Korean director Na Hong-jin’s The Wailing takes folk horror out of its typical Western European setting and makes it uniquely his own. The appearance of a stranger portends tragedy when a series of murders and a deadly illness plague the sleepy mountain village of Gokseong. When policeman Jong-goo (Kwak Do-won) finds his daughter ill with the mysterious sickness, he employs some unorthodox means to save her. With an opening sequence that lulls viewers into thinking they’re about to see another by-the-numbers zombie flick, The Wailing slowly transforms into something far more disturbing and tragic.

9.The Ritual (2017)

Released theatrically in England and on Netflix in the rest of the world, David Bruckner’s The Ritual effectively combines human drama with the supernatural. Four college buddies go hiking through rural Sweden following the murder of their friend in a store robbery. Leaving the trail (always a bad idea), the group stumbles on evidence of the supernatural and a deadly cult.
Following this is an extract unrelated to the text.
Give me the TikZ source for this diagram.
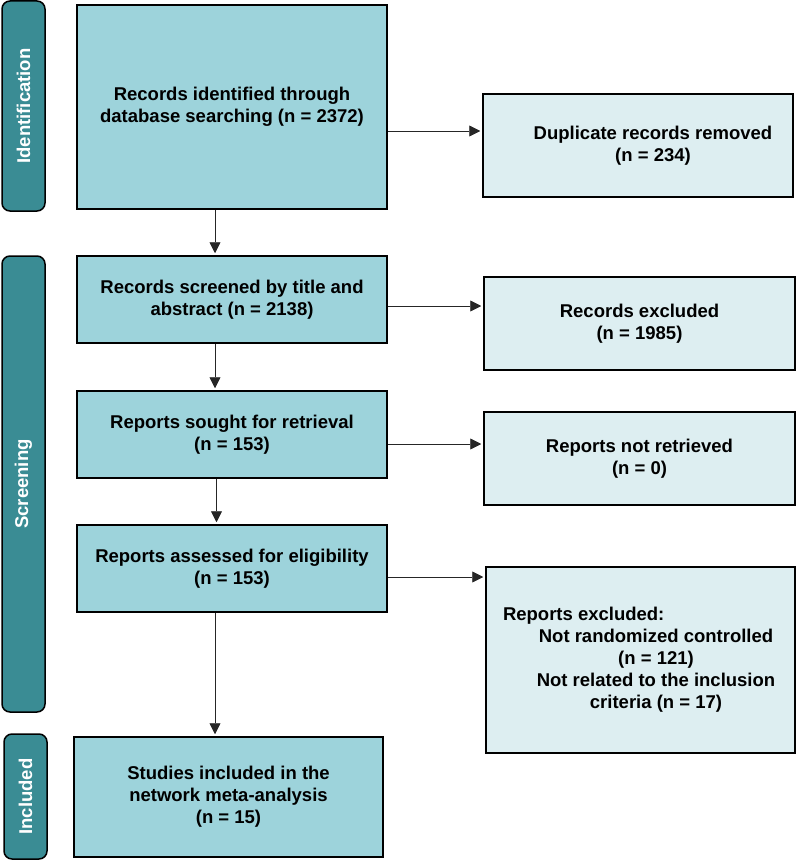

While it’s a bit of a sleeper hit compared to the other films listed, The Ritual strikes all the classic folk-horror marks.

10. Midsommar (2019)

If any film can claim the title heir apparent to The Wicker Man, it’s Ari Aster’s visually stunning Midsommar. As seen in previous hit Hereditary, Aster uses realistic, fully developed characters and their tenuous relationships to bring terror home. Midsommar stars Florence Pugh as a young woman recovering from the death of her entire family in a murder-suicide. She accompanies her increasingly distant boyfriend and his friends on a cultural anthropology study trip to an ancient Swedish commune. Filled with hallucinatory, subliminal imagery, Midsommar takes the folk-horror trope of human sacrifice and inverts it in a most surprising way.